As I’ve said in a previous post, if you want to make sure you don’t miss the time spent with your attention-demanding toddler, you have to wake up earlier than everyone else. I’ve been trying my best to do that but I have to be honest it’s hard sometimes. I can no longer write as fast as I once did and an hour of writing wouldn’t be enough.
I still take breaks in between work, which is bad since that disrupts my train of thoughts. But I had to because I’d be a totally bad mom if I don’t make time for my toddler. Of course, there’s Daddy to step in but let’s face it – boy mom here – it’s going to be Mommy always. 😀
I also want to limit the screen time but I can’t get him to do that. I have to write but I can’t concentrate because a) when he’s awake, he’d always demand attention or ask me to get things like food, etc. b) I have a partner who also constantly breaks my train of thoughts by asking me every 5 minutes what’s the right word for this and that (He’s also doing home-based writing). As I write this, I realize I need my own space where I can work quietly even just for an hour. Since there’s not a room in this house where I can do that, we go back to the wake up very early part, eh?

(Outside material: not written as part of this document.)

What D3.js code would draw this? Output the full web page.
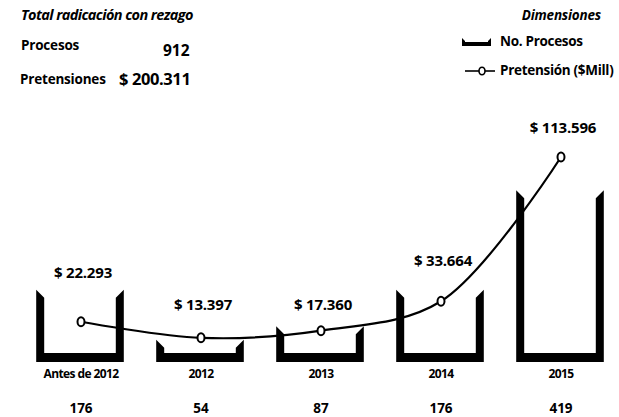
<!DOCTYPE html>
<html>
<head>
<meta charset="utf-8">
<script src="https://cdn.jsdelivr.net/npm/d3@7"></script>
<style>
  body { margin: 0; background: #fff; }
  text { font-family: "Open Sans", "DejaVu Sans", sans-serif; font-weight: 700; fill: #000; }
</style>
</head>
<body>
<script>
'use strict';

// chart data
const categories = ["Antes de 2012", "2012", "2013", "2014", "2015"];
const procesos = [176, 54, 87, 176, 419];
const pretension = [22293, 13397, 17360, 33664, 113596];
const pretensionLabels = ["$ 22.293", "$ 13.397", "$ 17.360", "$ 33.664", "$ 113.596"];
const totalProcesos = "912";
const totalPretensiones = "$ 200.311";

// how far each value label sits above its point (layout only)
const labelLift = [44, 28, 21, 35, 24];

const width = 619, height = 417;
const baseY = 362, topY = 157;

const svg = d3.select('body').append('svg')
    .attr('width', width)
    .attr('height', height);

// scales
const x = d3.scaleBand()
    .domain(categories)
    .range([20, 620])
    .paddingInner(0.27)
    .paddingOuter(0.135);

const yBar = d3.scaleLinear().domain([0, 500]).range([baseY, topY]);
const yLine = d3.scaleLinear().domain([0, 113596]).range([baseY, topY]);

// open-topped "cup" shape for a bar
function cupPath(x0, x1, top, bottom, t, tb) {
    return `M${x0},${top}L${x0},${bottom}L${x1},${bottom}L${x1},${top}` +
        `L${x1 - t},${top + t}L${x1 - t},${bottom - tb}L${x0 + t},${bottom - tb}L${x0 + t},${top + t}Z`;
}

// bars
svg.selectAll('.bar')
    .data(procesos)
    .enter()
    .append('path')
    .attr('class', 'bar')
    .attr('fill', '#000')
    .attr('d', (d, i) => {
        let x0 = x(categories[i]);
        return cupPath(x0, x0 + x.bandwidth(), yBar(d), baseY, 8, 9);
    });

// line
const cx = (d, i) => x(categories[i]) + x.bandwidth() / 2 + 1;
const line = d3.line()
    .x(cx)
    .y(d => yLine(d))
    .curve(d3.curveCatmullRom.alpha(0.5));

svg.append('path')
    .datum(pretension)
    .attr('d', line)
    .attr('fill', 'none')
    .attr('stroke', '#000')
    .attr('stroke-width', 2.2);

svg.selectAll('.dot')
    .data(pretension)
    .enter()
    .append('ellipse')
    .attr('cx', cx)
    .attr('cy', d => yLine(d))
    .attr('rx', 3.5)
    .attr('ry', 4.5)
    .attr('fill', '#fff')
    .attr('stroke', '#000')
    .attr('stroke-width', 2);

// value labels
svg.selectAll('.vlabel')
    .data(pretensionLabels)
    .enter()
    .append('text')
    .attr('x', (d, i) => cx(d, i) + 2)
    .attr('y', (d, i) => yLine(pretension[i]) - labelLift[i])
    .attr('text-anchor', 'middle')
    .style('font-size', '15px')
    .attr('letter-spacing', '-0.2')
    .text(d => d);

// category axis labels
svg.selectAll('.cat')
    .data(categories)
    .enter()
    .append('text')
    .attr('x', (d, i) => cx(d, i))
    .attr('y', 378)
    .attr('text-anchor', 'middle')
    .attr('letter-spacing', '-0.6')
    .style('font-size', '12px')
    .text(d => d);

// count labels
svg.selectAll('.count')
    .data(procesos)
    .enter()
    .append('text')
    .attr('x', (d, i) => cx(d, i))
    .attr('y', 413)
    .attr('text-anchor', 'middle')
    .style('font-size', '13.5px')
    .text(d => d);

// header block
svg.append('text')
    .attr('x', 21).attr('y', 20)
    .style('font-size', '14.5px')
    .style('font-style', 'italic')
    .attr('letter-spacing', '-0.6')
    .text('Total radicación con rezago');

svg.append('text')
    .attr('x', 21).attr('y', 50)
    .style('font-size', '13.5px')
    .attr('letter-spacing', '-0.2')
    .text('Procesos');

svg.append('text')
    .attr('x', 163).attr('y', 56)
    .style('font-size', '15.5px')
    .text(totalProcesos);

svg.append('text')
    .attr('x', 20).attr('y', 84)
    .style('font-size', '13.5px')
    .attr('letter-spacing', '-0.2')
    .text('Pretensiones');

svg.append('text')
    .attr('x', 119).attr('y', 85)
    .style('font-size', '16.5px')
    .attr('letter-spacing', '-0.4')
    .text(totalPretensiones);

// legend
svg.append('text')
    .attr('x', 601).attr('y', 20)
    .attr('text-anchor', 'end')
    .style('font-size', '13.5px')
    .style('font-style', 'italic')
    .attr('letter-spacing', '-0.2')
    .text('Dimensiones');

svg.append('path')
    .attr('fill', '#000')
    .attr('d', cupPath(462, 491, 38, 46, 3, 4));

svg.append('text')
    .attr('x', 500).attr('y', 46)
    .style('font-size', '13.5px')
    .attr('letter-spacing', '-0.3')
    .text('No. Procesos');

svg.append('line')
    .attr('x1', 465).attr('x2', 495)
    .attr('y1', 71).attr('y2', 71)
    .attr('stroke', '#000')
    .attr('stroke-width', 1.6);

svg.append('ellipse')
    .attr('cx', 482).attr('cy', 71)
    .attr('rx', 3).attr('ry', 3.8)
    .attr('fill', '#fff')
    .attr('stroke', '#000')
    .attr('stroke-width', 1.6);

svg.append('text')
    .attr('x', 500).attr('y', 75)
    .style('font-size', '13.5px')
    .attr('letter-spacing', '-0.3')
    .text('Pretensión ($Mill)');
</script>
</body>
</html>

But after genuinely turning to Google for help, I found the most sensible tip ever from Amanda of Messy Motherhood. It’s simple, doable, and I think moms like me should try it. Buy yourself a kitchen timer and let that be the thing that helps you make time for your attention-seeking kid.
Amanda writes that you need to set a timer for things you do. She tells her kid that once the timer goes off, that’s the time that Mommy will play. And at Kai’s age, I’m pretty confident that he’ll understand if I try to tell him something or get him to do something.
If you’re going to use this tip, make sure that you really do what you say. Stop everything you do, finished or unfinished, once the timer goes off. This way, your child sees that he or she matters and you’re keeping your word, Amanda, who is a child mental health counselor, said.
More importantly, if you’re already playing with your child, give him or her your full attention. No multi-tasking, no checking of messages on phone, etc. Spend the playtime well.
I find this idea to be great and I’ll be trying out and see how it goes. Now… I have to get myself a kitchen timer.